Aston Villa and a matter of pride

Villa’s season ends with defeat at Crystal Palace, watched by an unconcerned Dave Woodhall.

It’s not very often that Villa have a nothing at stake end of season game, and even rarer when the reason is because we’ve done all that needs doing rather than because we couldn’t do any better. And so it was that the Vlsupporters who travelled to Selhurst Park were more concerned with enjoying themselves than with worrying about the score, whether there or anywhere else for that matter.

Unai Emery finally managed what he’s been threatening all season – a full team of eleven players out injured, Emiliano Martinez being the latest casualty, and with one eye on the Euros it wouldn’t have been a major surprise if Ollie Watkins had also been missing had he not been chasing that elusive twentieth goal. One surprise addition to the bench was Emery jr, who probably spent most of the match with his old man telling him to sit up straight and not slouch.

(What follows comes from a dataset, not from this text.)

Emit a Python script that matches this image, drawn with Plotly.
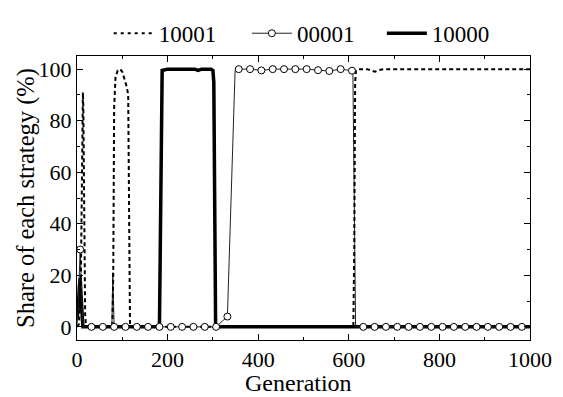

Anyway, Palace scored an early goal then Villa looked like they wanted to play for half an hour. They had a few chances, Watkins missing the best of them with a free header from a corner, then before half-time Palace got a second and that was it.

Villa didn’t exactly fall to pieces after the break because they weren’t particularly intact to start with. It was clear from the off that they’d given every final bit of effort in that incredible comeback against Liverpool and there was nothing left. And yes, if one or two of them had been a bit less than totally professional since then, I don’t blame them. Three more goals gave the scoreline a bit of a lopsided look, and I know there’s usually a few goals going in on the final day so it would been nice if Villa had got one of them.

The season ended as it began, with a five-goal hammering, but anyone looking at those two scorelines in isolation wouldn’t have a clue about the 36 games between them. This Villa team has not only got some incredible results and put together some of the best performances I’ve ever witnessed, they’ve been a credit to the traditions of the club. Injuries have reached epidemic proportions, yet not once has Emery mentioned them, much less offered up an excuse.

We had an entire team out against Palace, and if you include Pau Tores, on the bench today and missing for a fair part of the season, they’re very likely a better one that the eleven who started. But no matter what’s been thrown at them, the team and management have carried on and succeeded against the odds. They should be proud of themselves, we should be proud of them.

Speaking of pride, I saw on Twitter that a young Villa player, whose name I shamefully didn’t notice, was saying his goodbyes after being given a free. Sir Graham once said that a free transfer is, in reality, the sack, and no matter how bad he might be feeling this lad, and everyone like him throughout the leagues, should also be proud of what they’ve achieved. They’ve reached a level that only a fraction of players ever manage and, briefly, lived the dream of every one of us who ever kicked a ball over the park. I hope he, and the others, get fixed up with another club and go on to have lengthy careers.

One thought on “Aston Villa and a matter of pride

  1. ‘Hear hear’ on the best wishes to the player being released! one reads about how much of a blow it is, particularly when a player has come up through the youth ranks so it is ‘the first rejection’.